Для исторического прочтения антиисторической провинциальной философии Милашевича приходится привлечь голос из центра – голос московского литературоведа. «Но вот что учитывал Милашевич, – одобрительно замечает ученый, – что правоту высоких умов нельзя при этом применять к человечеству». Однако эта провинциальная философия, «кстати – мечта и замах любой революции» [Харитонов 1992], вполне способна удовлетворить подавляющее большинство. Постсоветское воспевание провинции, в которое влились, хоть и непреднамеренно, «Линии судьбы», вызвано стимулом, лежащим в основе любых идеологических построений: объяснить меняющиеся исторические реалии, представить их в форме, удовлетворяющей потребность большинства в комфорте и стабильности. Подобно попыткам (безуспешным) Милашевича создать реальность на основе своих идеализированных концепций, провинциальный дискурс служит инструментом создания постсоветской российской национальной идеи из тех элементов мифа, которые оказываются ближе всего широкой публике. Каким бы здоровым ни было желание возродить и заново открыть для себя национальную традицию, роман Харитонова раскрывает и другую функцию провинциального дискурса – тактику выживания, построенную на самообмане в национальном масштабе.
Устойчивые атрибуты провинции в российском культурном дискурсе – удаленность, неторопливость, отсталость, недостаток утонченности, экономических и культурных ресурсов, тенденция находить смысл вовне – в современном социологическом дискурсе русской национальной идентичности подвергаются переоценке. Научный дискурс 2000-х годов изобилует размышлениями на эту тему, которые можно охарактеризовать как апологию провинции и резюмировать следующим образом: «провинция не нуждается в апологии». Как и следовало ожидать, большинство материалов такого рода можно найти в сборниках статей и трудах конференций, издаваемых провинциальными университетами. Ученые из Нижнего Новгорода, Пензы, Ульяновска и Твери с очевидным единодушием осознают изменения в провинциальном (само)восприятии. Их риторика звучит неакадемически поэтично и в то же время безапелляционно:
Словом, в любом случае провинция оказывается рассудительней, спокойней столицы, и эту черту часто и не совсем точно принимают за ее пассивность. Конечно, провинция – не «очаг» культуры, полный, как столица, огня и золы (праха), отчего то обжигающий, то удушающий продуктами горения. Провинция отличается чистотой и холодом зеркала, которое все же светит и даже чуточку греет. Но дело не только и не столько в интенсивности этого отраженного огня. Этот огонь – отражение двух светил, двух солнц – исконно архаичного (лесного) и унаследовавшего архаику, ставшего не архе-древним, а архе-главным столичного. Столица вбирает лес в себя, сжигая его в своей топке. Провинция греется то от одного, то от другого костра, то от обоих вместе, и потому в ней не жарко, но тепло, не ослепительно, но светло [Кислов, Шапко 2000: 120].

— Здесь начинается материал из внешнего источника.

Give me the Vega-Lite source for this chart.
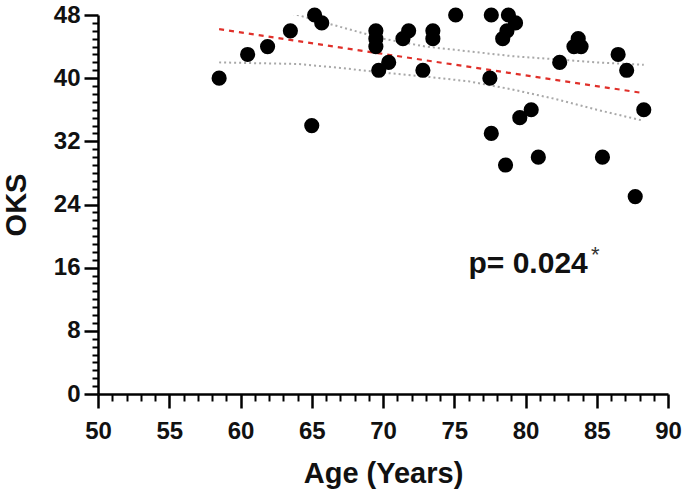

В самом романе Харитонова встречаются аналогичные высказывания, столь же субъективные и эмоциональные, хотя там это выглядит более уместно, как в следующем примере: «…В провинции быт становится бытием. Именно потому, что он не устроен и в сущности ужасен, из него, глядишь, рождается мечта о мгновенной ослепительной вспышке, которая все изменит и всем осветит путь» [Харитонов 1994: 153]. Пафос этих высказываний основан на идее о провинции как о родине будущего России, источнике ее жизнеобеспечения и месте, где отсталость становится залогом величия, которое «осветит путь». Харитонов делает этот пафос объектом рефлексии и анализа, элементом деструктурируемого культурного мифа о провинции. Современные ученые представляют реконфигурацию провинциального мифа как свершившийся факт в более широком дискурсе русского национализма.
Поскольку они делают упор на идее провинции как хранилища национальной традиции, их апология провинции входит в дискурс национальной идентичности.